The task: Using the data below, return word for word every line from the one holding "Emit a Python" down to the one holding "ax = fig.add_axes([0.1245, 0.149, 0.8355, 0.755])". Leave pictures out.
====== Dataset
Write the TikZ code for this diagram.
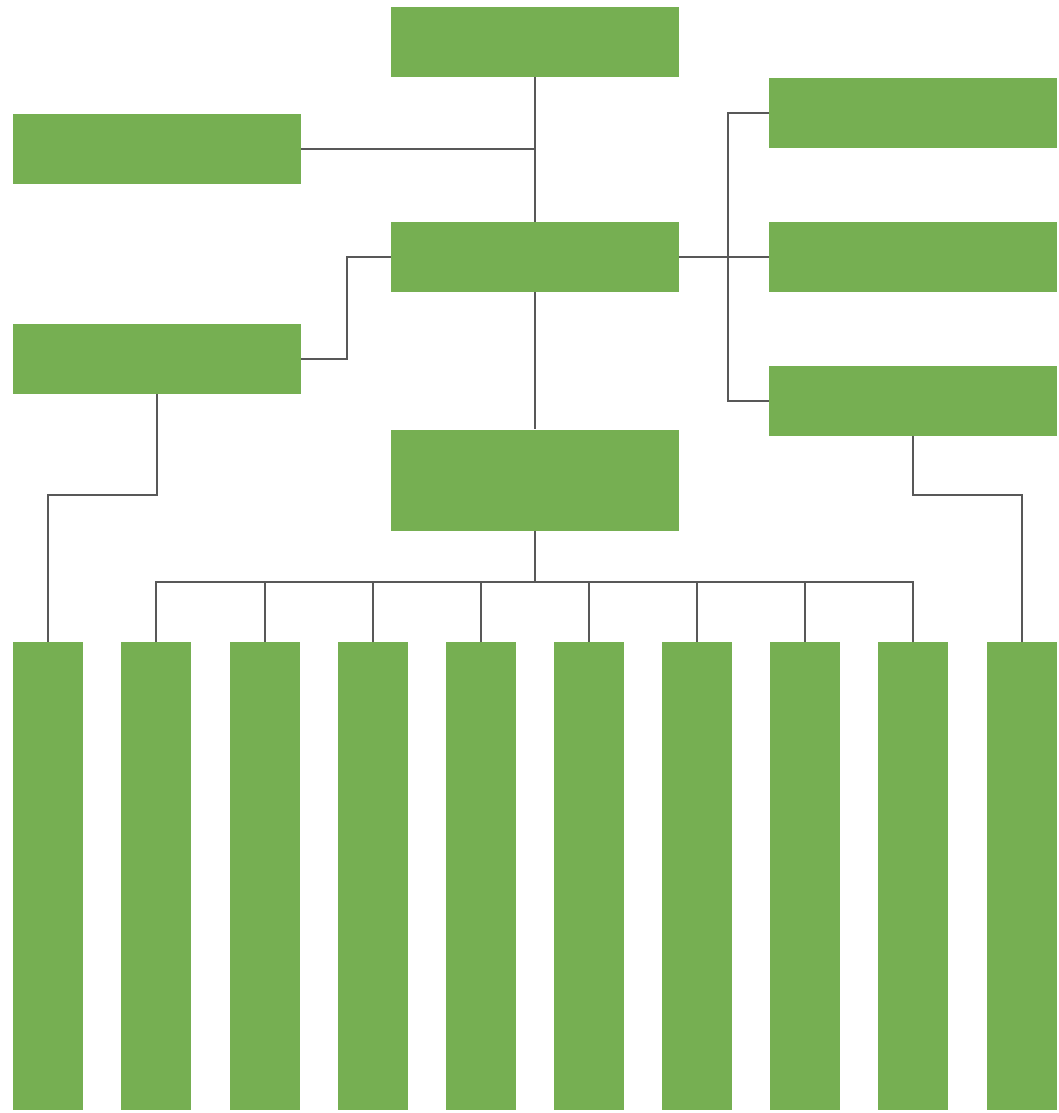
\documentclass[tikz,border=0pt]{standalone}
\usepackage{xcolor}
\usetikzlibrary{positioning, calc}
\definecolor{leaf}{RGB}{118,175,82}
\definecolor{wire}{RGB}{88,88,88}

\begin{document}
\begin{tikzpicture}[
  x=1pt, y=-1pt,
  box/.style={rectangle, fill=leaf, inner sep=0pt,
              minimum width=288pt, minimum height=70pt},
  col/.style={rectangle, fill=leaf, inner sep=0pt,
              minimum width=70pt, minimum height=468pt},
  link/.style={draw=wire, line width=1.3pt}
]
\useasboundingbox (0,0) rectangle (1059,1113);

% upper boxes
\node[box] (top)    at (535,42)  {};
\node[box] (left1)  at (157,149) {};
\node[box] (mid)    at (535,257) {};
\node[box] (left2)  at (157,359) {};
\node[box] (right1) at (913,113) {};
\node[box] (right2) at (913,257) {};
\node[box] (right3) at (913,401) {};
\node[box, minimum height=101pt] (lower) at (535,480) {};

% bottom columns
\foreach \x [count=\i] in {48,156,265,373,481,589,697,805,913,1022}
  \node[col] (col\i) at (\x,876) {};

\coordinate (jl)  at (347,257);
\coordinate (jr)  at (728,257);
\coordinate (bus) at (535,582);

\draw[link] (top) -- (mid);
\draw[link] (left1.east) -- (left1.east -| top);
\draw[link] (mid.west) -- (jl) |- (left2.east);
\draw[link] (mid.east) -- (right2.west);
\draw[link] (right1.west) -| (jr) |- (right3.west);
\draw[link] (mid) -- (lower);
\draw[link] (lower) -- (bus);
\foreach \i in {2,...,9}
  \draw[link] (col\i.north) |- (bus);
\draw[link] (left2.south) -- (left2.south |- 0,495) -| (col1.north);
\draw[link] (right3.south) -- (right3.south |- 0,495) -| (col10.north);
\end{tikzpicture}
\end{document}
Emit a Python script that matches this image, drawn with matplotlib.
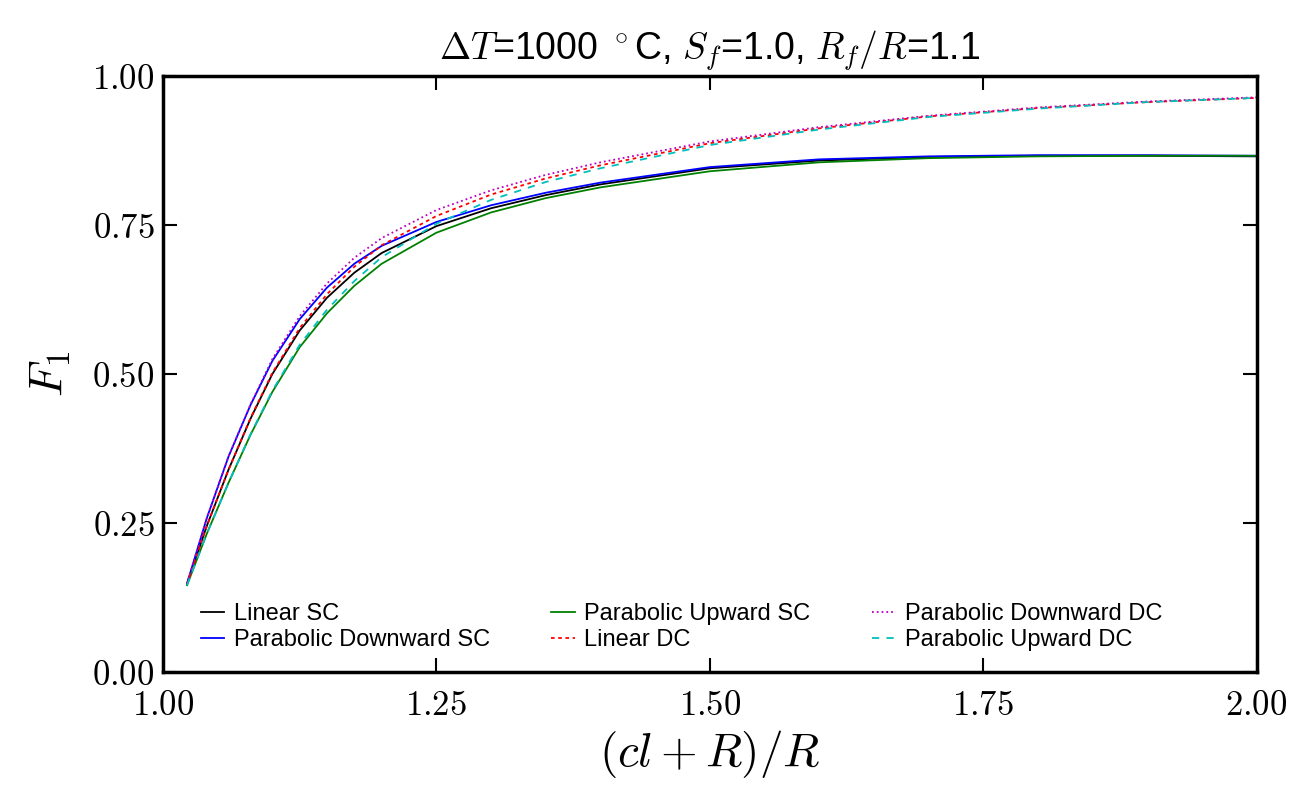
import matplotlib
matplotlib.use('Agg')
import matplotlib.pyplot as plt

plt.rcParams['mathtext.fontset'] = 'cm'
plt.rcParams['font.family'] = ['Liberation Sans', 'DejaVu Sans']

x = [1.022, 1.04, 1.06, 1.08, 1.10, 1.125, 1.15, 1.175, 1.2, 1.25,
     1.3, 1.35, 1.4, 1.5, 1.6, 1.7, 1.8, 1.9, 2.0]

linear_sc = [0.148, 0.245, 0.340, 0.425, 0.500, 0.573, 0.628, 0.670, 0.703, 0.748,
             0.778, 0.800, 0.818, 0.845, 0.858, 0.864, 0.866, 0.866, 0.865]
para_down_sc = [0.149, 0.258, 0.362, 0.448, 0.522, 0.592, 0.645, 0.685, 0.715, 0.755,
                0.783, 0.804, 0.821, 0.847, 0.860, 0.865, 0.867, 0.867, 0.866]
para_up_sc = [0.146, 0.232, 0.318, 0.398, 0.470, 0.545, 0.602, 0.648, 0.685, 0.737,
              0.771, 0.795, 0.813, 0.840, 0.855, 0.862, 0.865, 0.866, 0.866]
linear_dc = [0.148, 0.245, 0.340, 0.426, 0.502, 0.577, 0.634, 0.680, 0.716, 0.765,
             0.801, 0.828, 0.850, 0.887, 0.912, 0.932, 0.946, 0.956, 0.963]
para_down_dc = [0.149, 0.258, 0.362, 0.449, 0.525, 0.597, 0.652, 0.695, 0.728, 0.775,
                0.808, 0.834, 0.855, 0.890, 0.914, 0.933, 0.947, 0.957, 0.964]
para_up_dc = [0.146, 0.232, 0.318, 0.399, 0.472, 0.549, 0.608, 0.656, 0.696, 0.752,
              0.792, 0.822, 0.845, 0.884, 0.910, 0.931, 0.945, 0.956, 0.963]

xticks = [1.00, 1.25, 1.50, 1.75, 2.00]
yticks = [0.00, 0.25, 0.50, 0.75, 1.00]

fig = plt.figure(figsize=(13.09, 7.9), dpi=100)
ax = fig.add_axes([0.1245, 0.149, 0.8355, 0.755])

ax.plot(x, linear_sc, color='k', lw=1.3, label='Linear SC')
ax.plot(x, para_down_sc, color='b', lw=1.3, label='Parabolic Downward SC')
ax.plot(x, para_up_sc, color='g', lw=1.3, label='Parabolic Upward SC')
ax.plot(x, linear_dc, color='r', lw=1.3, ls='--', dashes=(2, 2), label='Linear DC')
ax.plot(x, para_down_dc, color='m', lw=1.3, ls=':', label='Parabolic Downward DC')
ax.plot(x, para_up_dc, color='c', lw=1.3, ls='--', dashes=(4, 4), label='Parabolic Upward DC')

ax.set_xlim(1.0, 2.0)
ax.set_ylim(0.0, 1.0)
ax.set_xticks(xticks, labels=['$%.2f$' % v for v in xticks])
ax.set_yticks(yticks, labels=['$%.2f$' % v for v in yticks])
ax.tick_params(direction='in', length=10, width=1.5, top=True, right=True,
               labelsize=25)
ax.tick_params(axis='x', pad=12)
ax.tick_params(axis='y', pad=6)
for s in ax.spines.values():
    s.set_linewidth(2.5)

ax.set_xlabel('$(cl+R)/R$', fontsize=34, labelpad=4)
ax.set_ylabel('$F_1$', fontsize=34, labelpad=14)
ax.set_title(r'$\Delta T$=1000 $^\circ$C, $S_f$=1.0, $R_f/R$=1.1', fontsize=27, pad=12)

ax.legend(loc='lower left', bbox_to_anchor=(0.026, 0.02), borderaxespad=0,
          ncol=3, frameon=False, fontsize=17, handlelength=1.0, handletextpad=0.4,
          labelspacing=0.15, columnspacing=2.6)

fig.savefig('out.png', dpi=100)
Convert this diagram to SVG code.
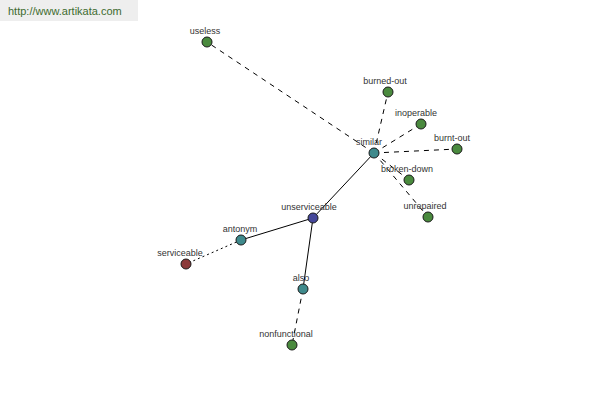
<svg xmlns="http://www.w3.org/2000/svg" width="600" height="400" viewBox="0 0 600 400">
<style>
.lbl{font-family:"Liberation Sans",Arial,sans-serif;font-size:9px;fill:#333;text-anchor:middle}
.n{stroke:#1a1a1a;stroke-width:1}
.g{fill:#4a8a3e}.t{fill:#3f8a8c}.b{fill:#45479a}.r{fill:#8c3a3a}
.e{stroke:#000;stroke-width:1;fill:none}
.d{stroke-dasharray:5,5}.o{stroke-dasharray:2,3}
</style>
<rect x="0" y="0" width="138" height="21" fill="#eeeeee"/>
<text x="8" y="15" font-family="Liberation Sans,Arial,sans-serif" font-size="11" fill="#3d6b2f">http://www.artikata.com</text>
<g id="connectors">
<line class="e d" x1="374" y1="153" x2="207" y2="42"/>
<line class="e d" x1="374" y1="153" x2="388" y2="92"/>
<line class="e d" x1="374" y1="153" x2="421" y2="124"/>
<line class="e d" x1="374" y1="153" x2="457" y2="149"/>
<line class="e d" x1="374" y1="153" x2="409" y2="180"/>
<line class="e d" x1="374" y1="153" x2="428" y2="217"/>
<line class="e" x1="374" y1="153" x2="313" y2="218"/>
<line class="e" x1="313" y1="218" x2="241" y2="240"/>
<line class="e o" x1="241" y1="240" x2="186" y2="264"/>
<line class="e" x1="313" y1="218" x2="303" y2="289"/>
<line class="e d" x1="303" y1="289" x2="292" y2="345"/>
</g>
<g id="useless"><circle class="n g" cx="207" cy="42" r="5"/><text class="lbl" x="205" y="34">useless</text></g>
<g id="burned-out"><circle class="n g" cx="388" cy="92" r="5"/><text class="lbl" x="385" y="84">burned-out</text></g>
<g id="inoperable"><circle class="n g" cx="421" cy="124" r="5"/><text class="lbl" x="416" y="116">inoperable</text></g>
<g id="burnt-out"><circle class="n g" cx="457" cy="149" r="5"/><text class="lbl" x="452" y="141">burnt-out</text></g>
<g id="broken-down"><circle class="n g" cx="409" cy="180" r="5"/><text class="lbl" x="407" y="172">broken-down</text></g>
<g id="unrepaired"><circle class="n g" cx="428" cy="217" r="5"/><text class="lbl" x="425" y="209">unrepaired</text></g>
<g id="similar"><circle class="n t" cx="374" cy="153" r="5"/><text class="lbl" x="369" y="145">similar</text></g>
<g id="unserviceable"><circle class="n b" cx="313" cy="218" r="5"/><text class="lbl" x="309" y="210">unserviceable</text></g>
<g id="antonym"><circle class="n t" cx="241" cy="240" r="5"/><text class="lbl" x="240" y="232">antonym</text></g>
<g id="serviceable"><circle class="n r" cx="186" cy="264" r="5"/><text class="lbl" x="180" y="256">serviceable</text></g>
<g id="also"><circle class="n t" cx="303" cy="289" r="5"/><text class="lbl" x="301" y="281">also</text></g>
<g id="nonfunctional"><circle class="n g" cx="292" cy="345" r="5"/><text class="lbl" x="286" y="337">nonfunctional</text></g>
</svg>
============
Reply:
Emit a Python script that matches this image, drawn with matplotlib.
import matplotlib
matplotlib.use('Agg')
import matplotlib.pyplot as plt

plt.rcParams['mathtext.fontset'] = 'cm'
plt.rcParams['font.family'] = ['Liberation Sans', 'DejaVu Sans']

x = [1.022, 1.04, 1.06, 1.08, 1.10, 1.125, 1.15, 1.175, 1.2, 1.25,
     1.3, 1.35, 1.4, 1.5, 1.6, 1.7, 1.8, 1.9, 2.0]

linear_sc = [0.148, 0.245, 0.340, 0.425, 0.500, 0.573, 0.628, 0.670, 0.703, 0.748,
             0.778, 0.800, 0.818, 0.845, 0.858, 0.864, 0.866, 0.866, 0.865]
para_down_sc = [0.149, 0.258, 0.362, 0.448, 0.522, 0.592, 0.645, 0.685, 0.715, 0.755,
                0.783, 0.804, 0.821, 0.847, 0.860, 0.865, 0.867, 0.867, 0.866]
para_up_sc = [0.146, 0.232, 0.318, 0.398, 0.470, 0.545, 0.602, 0.648, 0.685, 0.737,
              0.771, 0.795, 0.813, 0.840, 0.855, 0.862, 0.865, 0.866, 0.866]
linear_dc = [0.148, 0.245, 0.340, 0.426, 0.502, 0.577, 0.634, 0.680, 0.716, 0.765,
             0.801, 0.828, 0.850, 0.887, 0.912, 0.932, 0.946, 0.956, 0.963]
para_down_dc = [0.149, 0.258, 0.362, 0.449, 0.525, 0.597, 0.652, 0.695, 0.728, 0.775,
                0.808, 0.834, 0.855, 0.890, 0.914, 0.933, 0.947, 0.957, 0.964]
para_up_dc = [0.146, 0.232, 0.318, 0.399, 0.472, 0.549, 0.608, 0.656, 0.696, 0.752,
              0.792, 0.822, 0.845, 0.884, 0.910, 0.931, 0.945, 0.956, 0.963]

xticks = [1.00, 1.25, 1.50, 1.75, 2.00]
yticks = [0.00, 0.25, 0.50, 0.75, 1.00]

fig = plt.figure(figsize=(13.09, 7.9), dpi=100)
ax = fig.add_axes([0.1245, 0.149, 0.8355, 0.755])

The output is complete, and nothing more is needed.